Napoleon during the consulate limited the freedom of the press to works of a certain size, but subjected newspapers and pamphlets to a strict inspection. By a decree of the council of state in 1810, a complicated system of censorship was revived in France. Even after a book had been examined, approved, and printed, it could be seized by the minister of police and its sale stopped, a memorable instance of which was the destruction of the whole first edition of Mme. de Stael's De l'Allemagne. After various modifications of the censorship, Charles X., upon coming to the throne, abolished it altogether, but soon after suspended the liberty of the periodical press. This was one of the causes of his fall in 1830, after which the press once more became free. Under the empire of Louis Napoleon the Parisian newspapers were subjected to strict supervision and occasional suppression; and the republic of 1870 maintains the same system. A general censorship of the press is maintained in Russia. By the Spanish constitution of 1837 the previous censorship was abolished, and all Spaniards may print their thoughts freely, subject only to the laws. The determination of offences committed by means of the press belongs to juries impanelled for that purpose.

In Switzerland since 1830 no censorship has existed, but the liberty of the newspaper press is very much restricted by laws. By the constitution of the kingdom of Greece of 1827, the Hellenes have the right of publishing freely their thoughts, abstaining however from violations of decency, from personal calumny, and from attacking the principles of the Christian religion. In Sweden, Norway, the Netherlands, Belgium, and Denmark, no authoritative censorship exists, hut upon those who offend through the press penalties of various degrees of severity are imposed. These penalties are most rigorous in Denmark. The liberty of the German press has been even more unsettled than the political government of Germany. While the emperors of the house of Austria had vainly sought to establish uniform rules to check the press in all the states, Frederick the Great granted uniform liberty to the press in his dominions, "because it amused him." During the ascendancy of the French republic the press was arbitrarily checked in most of the states, though it was free in Bavaria, Holstein, and occasionally in Hesse and Mecklenburg. The censorship was subsequently abolished in some of the smaller states, as Nassau, Wurtemberg, and Saxe-Weimar; but a congress of the German rulers, assembled at Carlsbad in 1819, extended it over all printed publications under 20 sheets.

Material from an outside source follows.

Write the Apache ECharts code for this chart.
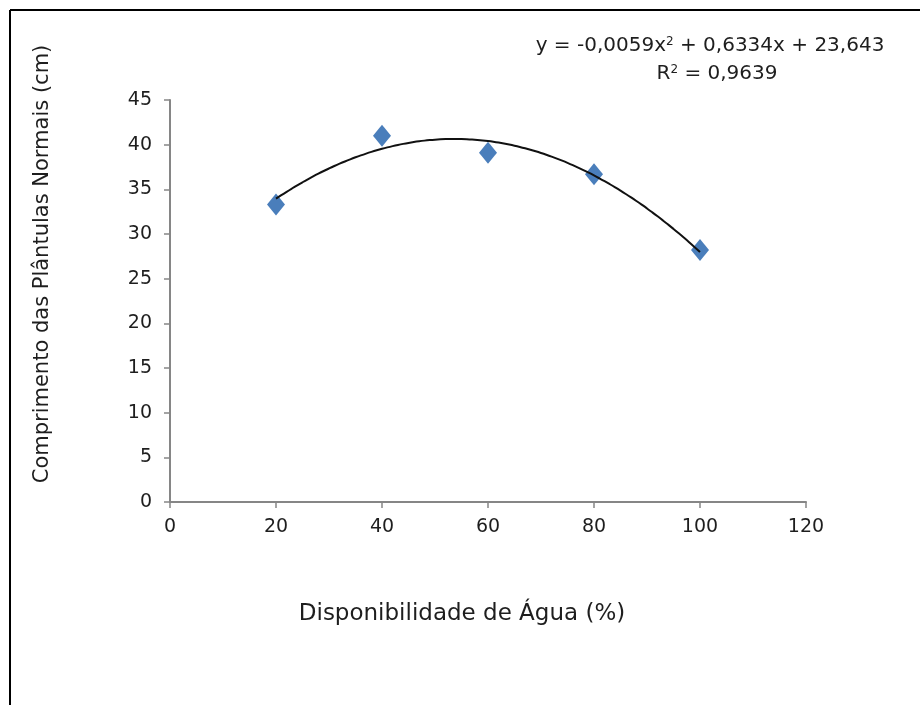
<!DOCTYPE html>
<html>
<head>
<meta charset="utf-8">
<script src="https://cdn.jsdelivr.net/npm/echarts@6/dist/echarts.min.js"></script>
<style>
  html, body { margin: 0; padding: 0; background: #fff; }
  #chart { width: 920px; height: 705px; }
</style>
</head>
<body>
<div id="chart"></div>
<script>
// water availability (%) and seedling length (cm)
var agua = [20, 40, 60, 80, 100];
var comprimento = [33.3, 41.0, 39.1, 36.7, 28.2];
// trendline coefficients as printed on the chart: y = a x^2 + b x + c
var coefA = -0.0059, coefB = 0.6334, coefC = 23.643;
var equacao = 'y = -0,0059x';
var equacaoResto = ' + 0,6334x + 23,643';
var r2 = ' = 0,9639';
var nomeX = 'Disponibilidade de Água (%)';
var nomeY = 'Comprimento das Plântulas Normais (cm)';

var pontos = agua.map(function (x, i) { return [x, comprimento[i]]; });
var tendencia = [];
for (var x = agua[0]; x <= agua[agua.length - 1]; x += 1) {
  tendencia.push([x, coefA * x * x + coefB * x + coefC]);
}

var fonte = '"DejaVu Sans", "Open Sans", sans-serif';
var cor = '#1e1e1e';
var richEq = {
  a: { fontSize: 20, fontFamily: fonte, fill: cor },
  s: { fontSize: 12, fontFamily: fonte, fill: cor, verticalAlign: 'top', padding: [0, 0, 9, 0] }
};
var chart = echarts.init(document.getElementById('chart'));
chart.setOption({
  animation: false,
  grid: { left: 170, right: 114, top: 100, bottom: 203 },
  xAxis: {
    type: 'value', min: 0, max: 120, interval: 20,
    axisLine: { lineStyle: { color: '#868686', width: 2 } },
    axisTick: { length: 6, lineStyle: { color: '#868686', width: 1.5 } },
    axisLabel: { fontSize: 19, color: cor, margin: 16, fontFamily: fonte },
    splitLine: { show: false }
  },
  yAxis: {
    type: 'value', min: 0, max: 45, interval: 5,
    axisLine: { show: true, lineStyle: { color: '#868686', width: 2 } },
    axisTick: { show: true, length: 6, lineStyle: { color: '#868686', width: 1.5 } },
    axisLabel: { fontSize: 19, color: cor, margin: 18, fontFamily: fonte },
    splitLine: { show: false }
  },
  series: [
    {
      type: 'line', data: tendencia, smooth: true, showSymbol: false,
      lineStyle: { color: '#111', width: 2 }, z: 3
    },
    {
      type: 'scatter', data: pontos, symbol: 'diamond', symbolSize: [18, 22],
      itemStyle: { color: '#4a7ebb', opacity: 1 }, z: 2
    }
  ],
  graphic: [
    { type: 'line', shape: { x1: 10, y1: 10, x2: 920, y2: 10 }, style: { stroke: '#000', lineWidth: 2 } },
    { type: 'line', shape: { x1: 10, y1: 10, x2: 10, y2: 705 }, style: { stroke: '#000', lineWidth: 2 } },
    {
      type: 'text', x: 710, y: 46,
      style: {
        text: '{a|' + equacao + '}{s|2}{a|' + equacaoResto + '}',
        align: 'center', verticalAlign: 'middle', rich: richEq
      }
    },
    {
      type: 'text', x: 717, y: 74,
      style: {
        text: '{a|R}{s|2}{a|' + r2 + '}',
        align: 'center', verticalAlign: 'middle', rich: richEq
      }
    },
    {
      type: 'text', x: 462, y: 614,
      style: { text: nomeX, align: 'center', verticalAlign: 'middle', fontSize: 23, fontFamily: fonte, fill: cor }
    },
    {
      type: 'text', x: 43, y: 264, rotation: Math.PI / 2,
      style: { text: nomeY, align: 'center', verticalAlign: 'middle', fontSize: 21, fontFamily: fonte, fill: cor }
    }
  ]
});
</script>
</body>
</html>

Permission also had to be obtained for selling foreign books. The French revolution of 1830 prompted the German people to demand complete freedom from the censorship, except in cases specified by the diet; but though liberal regulations were obtained, they were upheld only a short time, and there was a gradual reaction toward the decree of Carlsbad. The movements of 1848 everywhere established the freedom of the press; and though the subsequent reaction curtailed it here and there, the censorship has since remained abolished. In the United States of America there never has been a censorship of the press. There are laws against publications of a scandalously immoral character, but in general the only restraint upon printing or circulating any class of books is found in the public sentiment.